(Entries with chart source code)
/---

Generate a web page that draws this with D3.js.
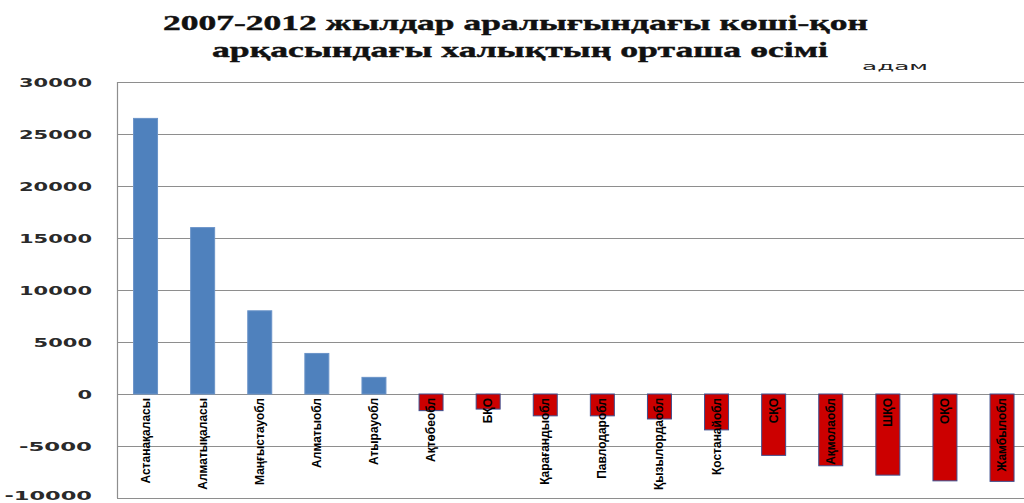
<!DOCTYPE html>
<html>
<head>
<meta charset="utf-8">
<script src="https://cdn.jsdelivr.net/npm/d3@7"></script>
<style>
  html, body { margin: 0; padding: 0; background: #fff; }
  svg { display: block; }
</style>
</head>
<body>
<svg id="chart" width="1024" height="503"></svg>
<script>
// ---- data ----
const categories = [
  "Астанақаласы", "Алматықаласы", "Маңғыстауобл", "Алматыобл", "Атырауобл",
  "Ақтөбеобл", "БҚО", "Қарағандыобл", "Павлодаробл", "Қызылордаобл",
  "Қостанайобл", "СҚО", "Ақмолаобл", "ШҚО", "ОҚО", "Жамбылобл"
];
const values = [
  26500, 16000, 8000, 3900, 1600,
  -1600, -1450, -2100, -2100, -2400,
  -3450, -5900, -6900, -7800, -8350, -8400
];
const yTicks = [30000, 25000, 20000, 15000, 10000, 5000, 0, -5000, -10000];
const titleLines = ["2007-2012 жылдар аралығындағы көші-қон", "арқасындағы халықтың орташа өсімі"];
const unitLabel = "адам";

// ---- layout ----
const svg = d3.select("#chart");
const plot = { left: 117, right: 1030.6, top: 82, bottom: 498 };

const x = d3.scaleBand()
  .domain(categories)
  .range([plot.left, plot.right])
  .paddingInner(0.58)
  .paddingOuter(0.29);

const y = d3.scaleLinear()
  .domain([-10000, 30000])
  .range([plot.bottom, plot.top]);

// gridlines
svg.append("g")
  .selectAll("line")
  .data(yTicks)
  .join("line")
  .attr("x1", plot.left)
  .attr("x2", plot.right)
  .attr("y1", d => Math.round(y(d)) + 0.5)
  .attr("y2", d => Math.round(y(d)) + 0.5)
  .attr("stroke", "#8e8e8e")
  .attr("stroke-width", 1.2);

// left border
svg.append("line")
  .attr("x1", plot.left + 0.5).attr("x2", plot.left + 0.5)
  .attr("y1", y(30000)).attr("y2", y(-10000))
  .attr("stroke", "#8e8e8e").attr("stroke-width", 1.2);

// y tick labels
const yAxis = d3.axisLeft(y).tickValues(yTicks).tickSize(0).tickFormat(d => String(d));
const yg = svg.append("g")
  .attr("transform", `translate(92,0)`)
  .call(yAxis);
yg.select(".domain").remove();
yg.selectAll("text")
  .attr("x", 0)
  .attr("dy", d => d === -10000 ? "0.1em" : "0.35em")
  .attr("fill", "#2a2a2a")
  .style("font-family", "'DejaVu Sans', Verdana, sans-serif")
  .style("font-weight", "bold")
  .style("font-size", "13px")
  .attr("textLength", d => String(d).length * 14.6)
  .attr("lengthAdjust", "spacingAndGlyphs");

// bars
svg.append("g")
  .selectAll("rect")
  .data(values.map((v, i) => ({ cat: categories[i], v })))
  .join("rect")
  .attr("x", d => x(d.cat))
  .attr("width", x.bandwidth())
  .attr("y", d => y(Math.max(0, d.v)))
  .attr("height", d => Math.abs(y(d.v) - y(0)))
  .attr("fill", d => d.v >= 0 ? "#4f81bd" : "#cc0000")
  .attr("stroke", d => d.v >= 0 ? "#6a93c8" : "#3d4f8f")
  .attr("stroke-width", 1);

// category labels (rotated, reading bottom-to-top, ending at the axis)
svg.append("g")
  .selectAll("text")
  .data(categories)
  .join("text")
  .attr("transform", d => `translate(${x(d) + x.bandwidth() / 2 + 4},${y(0) + 4}) rotate(-90)`)
  .attr("text-anchor", "end")
  .attr("fill", "#000")
  .style("font-family", "'Liberation Sans Narrow', 'Arial Narrow', 'Liberation Sans', sans-serif")
  .style("font-weight", "bold")
  .style("font-size", "12px")
  .text(d => d);

// title
svg.append("g")
  .selectAll("text")
  .data(titleLines)
  .join("text")
  .attr("x", (d, i) => i === 0 ? 515.5 : 520)
  .attr("y", (d, i) => i === 0 ? 30 : 57)
  .attr("text-anchor", "middle")
  .attr("fill", "#111")
  .attr("stroke", "#111")
  .attr("stroke-width", 0.4)
  .style("font-family", "'Liberation Serif', 'Times New Roman', serif")
  .style("font-weight", "bold")
  .style("font-size", "21px")
  .attr("textLength", (d, i) => i === 0 ? 705 : 616)
  .attr("lengthAdjust", "spacingAndGlyphs")
  .text(d => d);

// unit label
svg.append("text")
  .attr("x", 862)
  .attr("y", 70)
  .attr("fill", "#222")
  .style("font-family", "'DejaVu Sans', Verdana, sans-serif")
  .style("font-size", "11px")
  .attr("textLength", 66)
  .attr("lengthAdjust", "spacingAndGlyphs")
  .text(unitLabel);
</script>
</body>
</html>
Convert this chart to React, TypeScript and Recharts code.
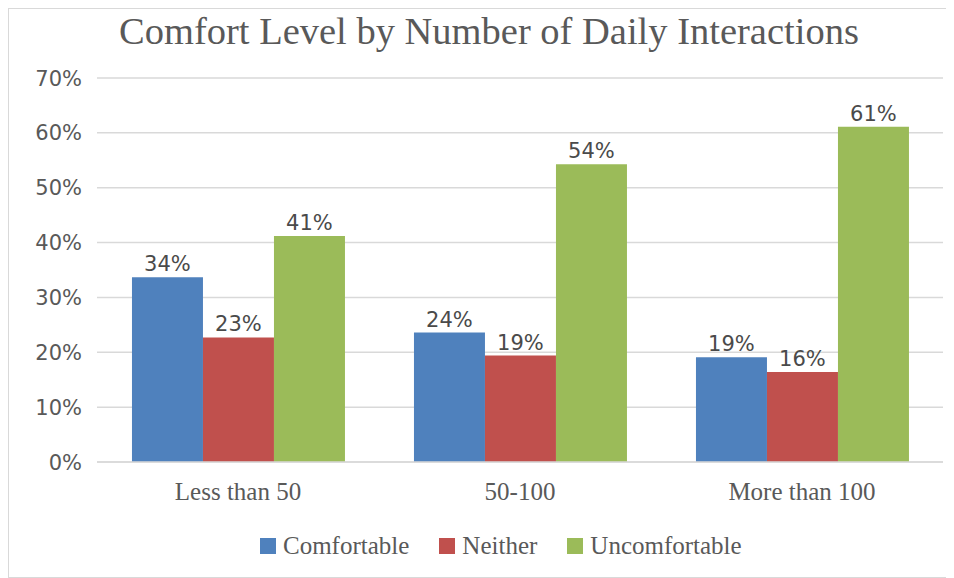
import React from 'react';
import { Bar, BarChart, CartesianGrid, LabelList, Legend, XAxis, YAxis } from 'recharts';

const categories = ['Less than 50', '50-100', 'More than 100'];
const comfortable = [33.7, 23.6, 19.1];
const neither = [22.7, 19.4, 16.4];
const uncomfortable = [41.2, 54.3, 61.1];
const yTicks = [0, 10, 20, 30, 40, 50, 60, 70];

const series = [
  { key: 'comfortable', name: 'Comfortable', color: '#4F81BD' },
  { key: 'neither', name: 'Neither', color: '#C0504D' },
  { key: 'uncomfortable', name: 'Uncomfortable', color: '#9BBB59' },
];

const data = categories.map((name, i) => ({
  name,
  comfortable: comfortable[i],
  neither: neither[i],
  uncomfortable: uncomfortable[i],
}));

const SERIF = '"Liberation Serif", serif';
const SANS = '"DejaVu Sans", sans-serif';
const TEXT = '#595959';

function XTick({ x, y, payload }: any) {
  return (
    <text x={x} y={y + 30} textAnchor="middle" fontFamily={SERIF} fontSize={25} fill={TEXT}>
      {payload.value}
    </text>
  );
}

function YTick({ x, y, payload }: any) {
  return (
    <text x={x - 7} y={y} dy="0.36em" textAnchor="end" fontFamily={SANS} fontSize={21} fill={TEXT}>
      {`${payload.value}%`}
    </text>
  );
}

function LegendContent() {
  return (
    <div style={{ display: 'flex', alignItems: 'center', fontFamily: SERIF, fontSize: 25, color: TEXT }}>
      {series.map((s) => (
        <div key={s.key} style={{ display: 'flex', alignItems: 'center', marginRight: 30 }}>
          <span style={{ width: 16, height: 16, background: s.color, marginRight: 7, display: 'inline-block' }} />
          <span>{s.name}</span>
        </div>
      ))}
    </div>
  );
}

export default function App() {
  return (
    <div
      style={{
        position: 'relative',
        width: 946,
        height: 570,
        boxSizing: 'border-box',
        border: '1px solid #d9d9d9',
        background: '#fff',
      }}
    >
      <div
        style={{
          position: 'absolute',
          top: 0,
          left: 0,
          width: 960,
          textAlign: 'center',
          fontFamily: SERIF,
          fontSize: 38.5,
          color: TEXT,
          lineHeight: '44px',
        }}
      >
        Comfort Level by Number of Daily Interactions
      </div>
      <BarChart
        width={944}
        height={568}
        data={data}
        margin={{ top: 69, right: 10, bottom: 0, left: 0 }}
        barCategoryGap="12.4%"
        barGap={0}
      >
        <CartesianGrid vertical={false} stroke="#d9d9d9" strokeWidth={1.5} />
        <XAxis
          dataKey="name"
          tick={<XTick />}
          tickLine={false}
          axisLine={{ stroke: '#d9d9d9', strokeWidth: 1.5 }}
          height={87}
          interval={0}
        />
        <YAxis
          domain={[0, 70]}
          ticks={yTicks}
          tick={<YTick />}
          tickLine={false}
          axisLine={false}
          width={88}
          tickSize={0}
          tickMargin={8}
        />
        <Legend
          content={<LegendContent />}
          wrapperStyle={{ top: 523, left: 251, width: 'auto' }}
        />
        {series.map((s) => (
          <Bar key={s.key} dataKey={s.key} name={s.name} fill={s.color} isAnimationActive={false}>
            <LabelList
              dataKey={s.key}
              position="top"
              offset={6}
              formatter={(v: any) => `${Math.round(Number(v))}%`}
              style={{ fontFamily: SANS, fontSize: 21, fill: '#4a4a4a' }}
            />
          </Bar>
        ))}
      </BarChart>
    </div>
  );
}
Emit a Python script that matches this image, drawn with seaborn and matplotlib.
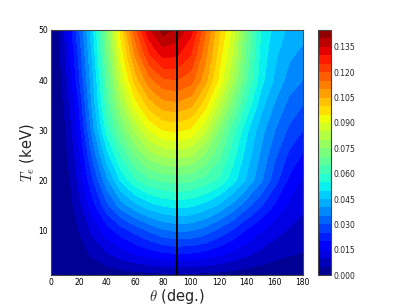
import numpy as np
import matplotlib
matplotlib.use("Agg")
import matplotlib.pyplot as plt
import seaborn as sns

# scattering angle (deg) and electron temperature (keV) grid
theta = [0, 5, 10, 15, 20, 30, 40, 50, 60, 70, 80, 90, 100, 110, 120, 130, 140, 150, 160, 170, 180]
te = [1, 5, 10, 15, 20, 25, 30, 35, 40, 45, 50]

# values, one row per temperature
z_te1 = [0, 0.0001, 0.0002, 0.0003, 0.0005, 0.0011, 0.0017, 0.0023, 0.0028, 0.0032, 0.0035, 0.0037,
         0.0036, 0.0034, 0.0030, 0.0025, 0.0020, 0.0016, 0.0012, 0.0010, 0.0009]
z_te5 = [0, 0.0003, 0.0008, 0.0016, 0.0027, 0.0058, 0.0090, 0.0120, 0.0145, 0.0166, 0.0182, 0.0190,
         0.0187, 0.0175, 0.0155, 0.0130, 0.0105, 0.0083, 0.0064, 0.0052, 0.0046]
z_te10 = [0, 0.0005, 0.0015, 0.0030, 0.0052, 0.0115, 0.0180, 0.0228, 0.0270, 0.0310, 0.0345, 0.0360,
          0.0355, 0.0330, 0.0290, 0.0245, 0.0195, 0.0155, 0.0120, 0.0095, 0.0080]
z_te15 = [0, 0.00065, 0.0020, 0.0044, 0.0083, 0.0183, 0.0288, 0.0375, 0.0435, 0.0480, 0.0507, 0.0518,
          0.0511, 0.0483, 0.0443, 0.0385, 0.0318, 0.0258, 0.0195, 0.0142, 0.0110]
z_te20 = [0, 0.0008, 0.0025, 0.0060, 0.0115, 0.0250, 0.0390, 0.0510, 0.0590, 0.0640, 0.0660, 0.0670,
          0.0660, 0.0630, 0.0590, 0.0520, 0.0440, 0.0360, 0.0270, 0.0190, 0.0140]
z_te25 = [0, 0.00115, 0.0033, 0.0077, 0.0138, 0.0315, 0.0480, 0.0605, 0.0705, 0.0775, 0.0810, 0.0820,
          0.0805, 0.0745, 0.0665, 0.0570, 0.0475, 0.0390, 0.0310, 0.0240, 0.0195]
z_te30 = [0, 0.0015, 0.0045, 0.0100, 0.0170, 0.0380, 0.0570, 0.0700, 0.0810, 0.0900, 0.0950, 0.0960,
          0.0940, 0.0860, 0.0740, 0.0620, 0.0510, 0.0420, 0.0350, 0.0290, 0.0250]
z_te35 = [0, 0.0019, 0.0058, 0.0122, 0.0202, 0.0420, 0.0625, 0.0785, 0.0920, 0.1020, 0.1075, 0.1085,
          0.1060, 0.0970, 0.0845, 0.0713, 0.0583, 0.0470, 0.0393, 0.0333, 0.0300]
z_te40 = [0, 0.0025, 0.0075, 0.0150, 0.0240, 0.0440, 0.0660, 0.0860, 0.1020, 0.1130, 0.1190, 0.1200,
          0.1170, 0.1070, 0.0940, 0.0800, 0.0650, 0.0520, 0.0440, 0.0380, 0.0350]
z_te45 = [0, 0.0029, 0.0091, 0.0173, 0.0263, 0.0467, 0.0697, 0.0917, 0.1103, 0.1240, 0.1315, 0.1305,
          0.1248, 0.1117, 0.0977, 0.0842, 0.0677, 0.0535, 0.0460, 0.0410, 0.0385]
z_te50 = [0, 0.0035, 0.0110, 0.0200, 0.0290, 0.0490, 0.0730, 0.0970, 0.1180, 0.1340, 0.1425, 0.1390,
          0.1320, 0.1160, 0.1010, 0.0880, 0.0700, 0.0550, 0.0480, 0.0440, 0.0420]

cbar_ticks = [0.000, 0.015, 0.030, 0.045, 0.060, 0.075, 0.090, 0.105, 0.120, 0.135]
x_ticks = [0, 20, 40, 60, 80, 100, 120, 140, 160, 180]
y_ticks = [10, 20, 30, 40, 50]

sns.set_theme(style="white")
plt.rcParams["font.family"] = ["DejaVu Sans"]
plt.rcParams["mathtext.fontset"] = "cm"

Z = np.array([z_te1, z_te5, z_te10, z_te15, z_te20, z_te25, z_te30,
              z_te35, z_te40, z_te45, z_te50])
TH, TE = np.meshgrid(np.array(theta, float), np.array(te, float))

fig = plt.figure(figsize=(4.06, 3.06), dpi=100)
ax = fig.add_axes([0.1256, 0.101, 0.6204, 0.801])
cax = fig.add_axes([0.783, 0.101, 0.032, 0.801])

levels = np.linspace(0, 0.145, 30)
cs = ax.contourf(TH, TE, Z, levels=levels, cmap="jet", antialiased=False)
ax.axvline(90, color="black", lw=1.4)

ax.set_xlim(0, 180)
ax.set_ylim(1, 50)
ax.set_xticks(x_ticks)
ax.set_yticks(y_ticks)
ax.tick_params(direction="in", top=True, right=True, length=3, width=0.6,
               labelsize=5.5, colors="black", pad=2)
for s in ax.spines.values():
    s.set_color("#444444")
    s.set_linewidth(0.8)
ax.set_xlabel(r"$\theta$ (deg.)", fontsize=10.5, labelpad=0)
ax.set_ylabel(r"$T_e$ (keV)", fontsize=10.5, labelpad=2)

cb = fig.colorbar(cs, cax=cax, ticks=cbar_ticks, format="%.3f")
cb.ax.tick_params(direction="in", length=2.5, width=0.6, labelsize=5.5, pad=2)
cb.outline.set_edgecolor("#444444")
cb.outline.set_linewidth(0.8)

fig.savefig("out.png", dpi=100)
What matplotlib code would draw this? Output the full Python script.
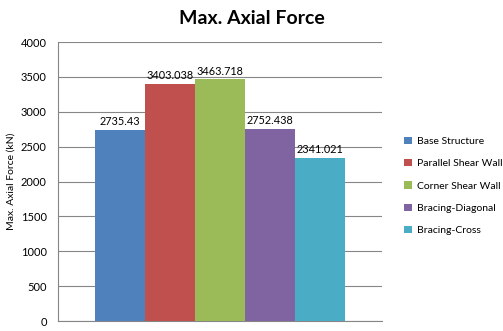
import numpy as np
import matplotlib.pyplot as plt

# values
structures = ["Base Structure", "Parallel Shear Wall", "Corner Shear Wall",
              "Bracing-Diagonal", "Bracing-Cross"]
forces = [2735.43, 3403.038, 3463.718, 2752.438, 2341.021]
force_labels = ["2735.43", "3403.038", "3463.718", "2752.438", "2341.021"]
colors = ["#4F81BD", "#C0504D", "#9BBB59", "#8064A2", "#4BACC6"]

plt.rcParams['font.family'] = ['Lato', 'DejaVu Sans']

fig = plt.figure(figsize=(5.03, 3.31), dpi=100)
ax = fig.add_axes([0.1153, 0.0302, 0.6441, 0.8428])

width = 0.154
for i, (name, val, lab, c) in enumerate(zip(structures, forces, force_labels, colors)):
    bars = ax.bar((i - 2) * width, val, width=width, color=c, label=name, zorder=3)
    ax.bar_label(bars, labels=[lab], padding=2, fontsize=7.8, color="black")

ax.set_xlim(-0.5, 0.5)
ax.set_ylim(0, 4000)
ax.set_yticks(np.arange(0, 4001, 500))
ax.set_xticks([])
ax.tick_params(axis='y', labelsize=8, length=0, pad=8)
ax.grid(axis='y', color="#868686", linewidth=0.8, zorder=0)
for s in ["top", "right"]:
    ax.spines[s].set_visible(False)
for s in ["left", "bottom"]:
    ax.spines[s].set_color("#868686")
    ax.spines[s].set_linewidth(0.8)

ax.set_ylabel("Max. Axial Force (kN)", fontsize=7.5, labelpad=4)
fig.text(0.5, 0.945, "Max. Axial Force", ha='center', va='center',
         fontsize=14, fontweight='bold')

fig.legend(loc='upper left', bbox_to_anchor=(0.785, 0.615), frameon=False,
           fontsize=7.5, handlelength=0.7, handleheight=0.7, handletextpad=0.5,
           labelspacing=1.25)

fig.savefig("out.png", dpi=100)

\---

▸ **Challenge**:
Pictures are not part of the copy. Extract exactly the lines from the line containing "What matplotlib code" through the final line of the entries above, both included.

▸ **Answer for this exercise**:
What matplotlib code would draw this? Output the full Python script.
import numpy as np
import matplotlib.pyplot as plt

# values
structures = ["Base Structure", "Parallel Shear Wall", "Corner Shear Wall",
              "Bracing-Diagonal", "Bracing-Cross"]
forces = [2735.43, 3403.038, 3463.718, 2752.438, 2341.021]
force_labels = ["2735.43", "3403.038", "3463.718", "2752.438", "2341.021"]
colors = ["#4F81BD", "#C0504D", "#9BBB59", "#8064A2", "#4BACC6"]

plt.rcParams['font.family'] = ['Lato', 'DejaVu Sans']

fig = plt.figure(figsize=(5.03, 3.31), dpi=100)
ax = fig.add_axes([0.1153, 0.0302, 0.6441, 0.8428])

width = 0.154
for i, (name, val, lab, c) in enumerate(zip(structures, forces, force_labels, colors)):
    bars = ax.bar((i - 2) * width, val, width=width, color=c, label=name, zorder=3)
    ax.bar_label(bars, labels=[lab], padding=2, fontsize=7.8, color="black")

ax.set_xlim(-0.5, 0.5)
ax.set_ylim(0, 4000)
ax.set_yticks(np.arange(0, 4001, 500))
ax.set_xticks([])
ax.tick_params(axis='y', labelsize=8, length=0, pad=8)
ax.grid(axis='y', color="#868686", linewidth=0.8, zorder=0)
for s in ["top", "right"]:
    ax.spines[s].set_visible(False)
for s in ["left", "bottom"]:
    ax.spines[s].set_color("#868686")
    ax.spines[s].set_linewidth(0.8)

ax.set_ylabel("Max. Axial Force (kN)", fontsize=7.5, labelpad=4)
fig.text(0.5, 0.945, "Max. Axial Force", ha='center', va='center',
         fontsize=14, fontweight='bold')

fig.legend(loc='upper left', bbox_to_anchor=(0.785, 0.615), frameon=False,
           fontsize=7.5, handlelength=0.7, handleheight=0.7, handletextpad=0.5,
           labelspacing=1.25)

fig.savefig("out.png", dpi=100)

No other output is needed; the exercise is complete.